Final Friday Art Loop: Laura Simmons

Final Friday Art Loop in Cary kicks off new season

aspecht@newsobserver.comJanuary 29, 2014 

  • Final Friday lineup

    Page-Walker Arts & History Center, 119 Ambassador Loop; handmade felt by Sharon Parker

    Cary Arts Center, 101 Dry Ave.; vessels, clay sculptures and mixed-media installations by Mark Gordon

    Bond Park Community Center, 150 Metro Park Drive; mixed-medium “Koi reflections” by Wade Carmichael

    Cary Senior Center, 120 Maury Odell Place; photography of the Carolinas by Laura Simmons

    Herb Young Community Center, 101 Wilkinson Ave.; acrylic on canvas and mixed-media by Nate Key

    Cary Town Hall, 316 N. Academy St., mixed media by McKenzie Ringhofer and Vicki Rees

    Waverly Artists Group, 302 Colonades Way, Suite 209; wine art and music as the group celebrates its second anniversary

  • Want to go?

    Final Friday Art Loop is is a monthly event at venues throughout Cary. For more information, search “The Cary Art Loop” on Facebook.

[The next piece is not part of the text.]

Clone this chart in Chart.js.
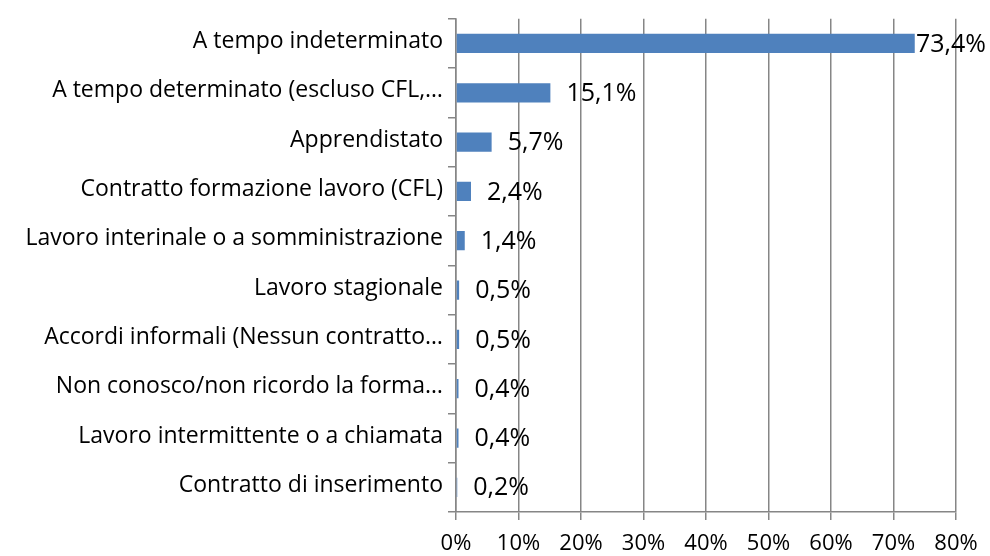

— Turn right down the main hallway of the Cary Senior Center to find familiar scenes from western Wake County and Raleigh.

There’s Ashworth Drugs in Cary, children celebrating the Fourth of July in downtown Apex and the State Fairgrounds, illuminated by neon lights at night.

The center is one of several venues featuring local artists during Cary’s Final Friday Art Loop, an event hosted at local venues on the last Friday of each month.

Other venues include the Page-Walker Arts & History Center, the Cary Arts Center, the Bond Park Community Center and more.

The images clinging to the walls of the Cary Senior Center were created by Laura Simmons, a photographer who often uses Photoshop to enhance her art.

Simmons, 47, lives in Holly Springs. She began dabbling in photography several years ago when she lived in Cary’s Lochmere subdivision.

She got a lot of positive feedback from entering a few of her landscape photos in local contests.

“I found that people really liked things that are close to home,” Simmons said. “I try to make them feel nostalgic.”

Though she’s a Massachusetts native, Simmons said she’s drawn to the North Carolina landscape. That sentiment is reflected in her pictures of old barn houses, historic homes and tree lines.

“You get both ends of the spectrum (urban and rural areas) in a small geographic area,” she said. “I like everything about living here.”

Custom installation

The Cary Arts Center will feature more artwork with local zeal.

Mark Gordon, 61, lives in Wilson, and his two installation pieces are new and special to the center.

One of the installations is a 25-foot-long chain “necklace” with suspended clay shapes that are wood-fired with fly-ash deposit glaze.

“They look very rustic, old, natural … and are suspended from large springs from a trampoline,” Gordon said.

For the other installation, Gordon is smashing old clay objects and putting them in a mesh drum.

Gordon’s exhibit will also feature traditional wheel-thrown clay vessels and sculptures.

“I just want people to respond,” he said.